▶ **What to work on**
Print the records below exactly, starting at the first line and stopping after the line that contains "to the data.'];". Leave out any pictures.

▶ **Records provided**
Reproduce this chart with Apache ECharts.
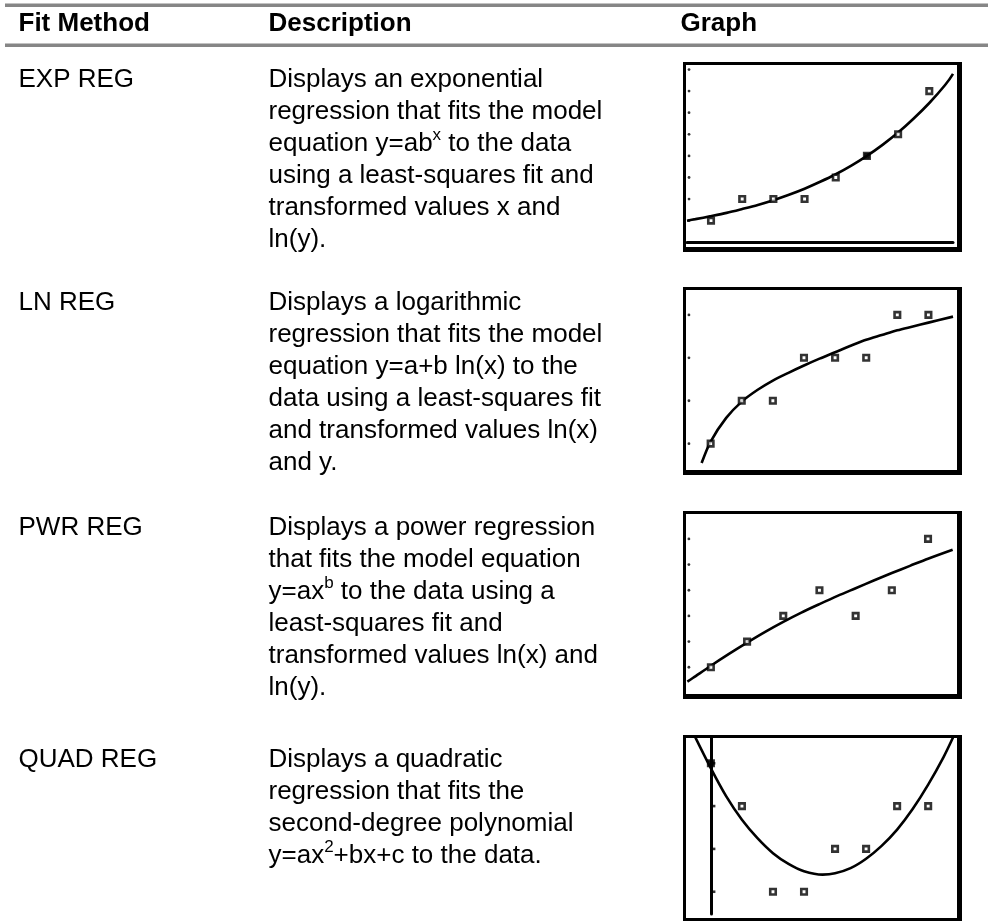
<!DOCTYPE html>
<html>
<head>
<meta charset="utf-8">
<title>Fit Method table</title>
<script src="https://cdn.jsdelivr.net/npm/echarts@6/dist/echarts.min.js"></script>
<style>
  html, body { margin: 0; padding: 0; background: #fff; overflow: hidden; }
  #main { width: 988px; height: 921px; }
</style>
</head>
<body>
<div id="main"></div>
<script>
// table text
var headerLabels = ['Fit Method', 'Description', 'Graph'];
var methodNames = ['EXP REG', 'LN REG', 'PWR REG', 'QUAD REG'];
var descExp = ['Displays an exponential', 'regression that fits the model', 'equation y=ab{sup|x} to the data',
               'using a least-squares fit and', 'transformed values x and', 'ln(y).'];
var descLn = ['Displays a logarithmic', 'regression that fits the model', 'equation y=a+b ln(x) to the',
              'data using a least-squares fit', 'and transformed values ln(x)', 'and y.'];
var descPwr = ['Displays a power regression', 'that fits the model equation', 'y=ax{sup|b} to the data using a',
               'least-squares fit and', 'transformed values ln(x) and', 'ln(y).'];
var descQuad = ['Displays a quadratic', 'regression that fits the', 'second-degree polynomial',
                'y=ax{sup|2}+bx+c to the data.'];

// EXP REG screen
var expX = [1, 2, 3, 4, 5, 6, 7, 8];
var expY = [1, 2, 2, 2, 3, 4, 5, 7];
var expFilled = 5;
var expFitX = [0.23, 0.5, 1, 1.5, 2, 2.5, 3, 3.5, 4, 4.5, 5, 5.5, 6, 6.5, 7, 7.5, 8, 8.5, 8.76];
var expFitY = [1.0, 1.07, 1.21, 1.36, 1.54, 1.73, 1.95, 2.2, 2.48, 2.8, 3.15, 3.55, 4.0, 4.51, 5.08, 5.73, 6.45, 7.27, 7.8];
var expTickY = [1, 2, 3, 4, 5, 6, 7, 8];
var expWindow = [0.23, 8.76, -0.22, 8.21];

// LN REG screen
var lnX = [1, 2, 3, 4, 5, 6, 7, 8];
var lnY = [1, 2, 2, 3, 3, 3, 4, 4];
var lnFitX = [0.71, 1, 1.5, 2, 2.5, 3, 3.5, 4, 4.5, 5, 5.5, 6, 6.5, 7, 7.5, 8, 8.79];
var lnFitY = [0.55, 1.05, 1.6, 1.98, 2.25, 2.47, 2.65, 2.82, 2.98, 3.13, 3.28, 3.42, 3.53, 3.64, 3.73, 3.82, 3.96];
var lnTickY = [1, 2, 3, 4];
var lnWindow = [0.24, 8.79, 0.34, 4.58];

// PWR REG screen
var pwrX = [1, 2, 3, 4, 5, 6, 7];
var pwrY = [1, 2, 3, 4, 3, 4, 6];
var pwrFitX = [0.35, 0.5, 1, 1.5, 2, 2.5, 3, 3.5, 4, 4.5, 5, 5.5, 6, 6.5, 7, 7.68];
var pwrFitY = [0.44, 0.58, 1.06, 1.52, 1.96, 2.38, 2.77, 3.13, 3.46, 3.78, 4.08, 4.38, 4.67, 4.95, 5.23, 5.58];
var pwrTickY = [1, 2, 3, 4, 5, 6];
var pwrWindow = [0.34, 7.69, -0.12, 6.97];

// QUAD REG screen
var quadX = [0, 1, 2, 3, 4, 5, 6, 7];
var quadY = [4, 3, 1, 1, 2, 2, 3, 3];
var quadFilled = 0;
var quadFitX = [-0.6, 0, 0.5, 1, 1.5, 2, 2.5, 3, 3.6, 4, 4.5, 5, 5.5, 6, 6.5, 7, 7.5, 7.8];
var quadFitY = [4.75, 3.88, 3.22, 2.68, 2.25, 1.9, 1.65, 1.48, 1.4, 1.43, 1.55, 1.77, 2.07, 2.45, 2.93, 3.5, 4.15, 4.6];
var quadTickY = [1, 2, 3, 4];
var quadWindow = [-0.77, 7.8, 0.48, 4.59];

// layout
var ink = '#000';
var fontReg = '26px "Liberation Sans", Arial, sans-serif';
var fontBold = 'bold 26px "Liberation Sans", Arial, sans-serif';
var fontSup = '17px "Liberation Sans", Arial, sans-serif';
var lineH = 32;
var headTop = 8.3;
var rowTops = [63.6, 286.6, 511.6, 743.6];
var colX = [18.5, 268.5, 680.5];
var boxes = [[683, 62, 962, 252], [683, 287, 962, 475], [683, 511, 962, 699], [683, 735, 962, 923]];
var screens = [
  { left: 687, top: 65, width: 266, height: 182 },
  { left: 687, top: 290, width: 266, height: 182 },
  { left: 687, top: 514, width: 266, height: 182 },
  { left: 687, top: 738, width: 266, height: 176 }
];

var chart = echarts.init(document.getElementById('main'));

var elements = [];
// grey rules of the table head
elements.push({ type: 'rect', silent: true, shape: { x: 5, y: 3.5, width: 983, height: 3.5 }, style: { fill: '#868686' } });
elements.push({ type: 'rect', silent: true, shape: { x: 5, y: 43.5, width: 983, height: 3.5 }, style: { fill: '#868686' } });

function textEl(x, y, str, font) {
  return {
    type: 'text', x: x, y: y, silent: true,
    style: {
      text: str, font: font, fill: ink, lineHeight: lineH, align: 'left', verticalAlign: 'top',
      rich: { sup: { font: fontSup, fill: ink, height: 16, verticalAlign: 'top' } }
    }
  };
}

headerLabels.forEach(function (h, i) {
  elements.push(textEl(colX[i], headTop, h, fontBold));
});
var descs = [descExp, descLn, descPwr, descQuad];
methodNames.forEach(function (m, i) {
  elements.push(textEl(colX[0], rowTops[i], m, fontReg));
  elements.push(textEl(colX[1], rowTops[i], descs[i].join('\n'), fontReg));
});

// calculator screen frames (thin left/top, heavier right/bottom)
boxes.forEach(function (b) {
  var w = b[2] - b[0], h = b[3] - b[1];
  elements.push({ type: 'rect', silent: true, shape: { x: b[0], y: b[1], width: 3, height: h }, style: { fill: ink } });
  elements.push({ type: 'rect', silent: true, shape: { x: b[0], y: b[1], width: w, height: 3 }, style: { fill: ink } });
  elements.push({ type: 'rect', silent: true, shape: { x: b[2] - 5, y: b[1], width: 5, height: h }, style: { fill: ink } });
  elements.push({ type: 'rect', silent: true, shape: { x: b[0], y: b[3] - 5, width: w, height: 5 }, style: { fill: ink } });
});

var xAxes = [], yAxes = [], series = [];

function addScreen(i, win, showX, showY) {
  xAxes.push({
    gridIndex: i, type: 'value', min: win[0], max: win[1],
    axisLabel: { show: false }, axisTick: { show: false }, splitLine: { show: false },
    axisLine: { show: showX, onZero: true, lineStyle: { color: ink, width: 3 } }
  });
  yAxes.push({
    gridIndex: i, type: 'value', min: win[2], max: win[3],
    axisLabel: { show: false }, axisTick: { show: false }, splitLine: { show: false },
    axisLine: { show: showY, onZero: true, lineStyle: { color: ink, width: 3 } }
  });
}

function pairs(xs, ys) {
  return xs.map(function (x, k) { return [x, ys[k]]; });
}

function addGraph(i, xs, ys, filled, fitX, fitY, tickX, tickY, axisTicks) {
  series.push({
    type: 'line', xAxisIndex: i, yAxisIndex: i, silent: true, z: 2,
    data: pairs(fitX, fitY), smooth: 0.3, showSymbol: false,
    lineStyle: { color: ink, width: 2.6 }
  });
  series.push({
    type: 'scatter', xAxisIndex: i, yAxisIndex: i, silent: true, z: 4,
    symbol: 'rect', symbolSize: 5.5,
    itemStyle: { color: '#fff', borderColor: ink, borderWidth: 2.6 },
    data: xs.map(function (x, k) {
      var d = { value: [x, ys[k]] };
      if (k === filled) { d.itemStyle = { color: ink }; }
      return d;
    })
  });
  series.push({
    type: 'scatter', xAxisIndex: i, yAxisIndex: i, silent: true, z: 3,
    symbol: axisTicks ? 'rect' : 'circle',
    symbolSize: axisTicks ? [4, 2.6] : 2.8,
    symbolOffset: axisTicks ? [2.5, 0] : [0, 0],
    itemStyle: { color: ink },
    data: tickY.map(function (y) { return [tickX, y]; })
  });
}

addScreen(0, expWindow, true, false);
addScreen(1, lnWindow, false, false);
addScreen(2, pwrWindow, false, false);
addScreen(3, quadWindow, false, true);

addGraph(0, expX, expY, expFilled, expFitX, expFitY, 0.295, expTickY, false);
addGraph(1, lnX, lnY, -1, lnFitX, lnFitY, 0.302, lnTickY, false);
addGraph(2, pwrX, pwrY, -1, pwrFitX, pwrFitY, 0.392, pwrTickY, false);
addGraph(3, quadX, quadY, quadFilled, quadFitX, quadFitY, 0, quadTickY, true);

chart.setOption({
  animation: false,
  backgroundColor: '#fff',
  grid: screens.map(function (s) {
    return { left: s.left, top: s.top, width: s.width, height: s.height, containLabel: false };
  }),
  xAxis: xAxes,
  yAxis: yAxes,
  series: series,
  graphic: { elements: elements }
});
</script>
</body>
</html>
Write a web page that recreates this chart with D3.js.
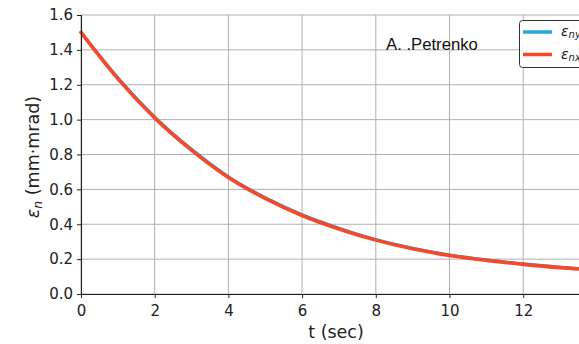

▶ **Task answer**
Reproduce this chart with Apache ECharts.
<!DOCTYPE html>
<html>
<head>
<meta charset="utf-8">
<title>Fit Method table</title>
<script src="https://cdn.jsdelivr.net/npm/echarts@6/dist/echarts.min.js"></script>
<style>
  html, body { margin: 0; padding: 0; background: #fff; overflow: hidden; }
  #main { width: 988px; height: 921px; }
</style>
</head>
<body>
<div id="main"></div>
<script>
// table text
var headerLabels = ['Fit Method', 'Description', 'Graph'];
var methodNames = ['EXP REG', 'LN REG', 'PWR REG', 'QUAD REG'];
var descExp = ['Displays an exponential', 'regression that fits the model', 'equation y=ab{sup|x} to the data',
               'using a least-squares fit and', 'transformed values x and', 'ln(y).'];
var descLn = ['Displays a logarithmic', 'regression that fits the model', 'equation y=a+b ln(x) to the',
              'data using a least-squares fit', 'and transformed values ln(x)', 'and y.'];
var descPwr = ['Displays a power regression', 'that fits the model equation', 'y=ax{sup|b} to the data using a',
               'least-squares fit and', 'transformed values ln(x) and', 'ln(y).'];
var descQuad = ['Displays a quadratic', 'regression that fits the', 'second-degree polynomial',
                'y=ax{sup|2}+bx+c to the data.'];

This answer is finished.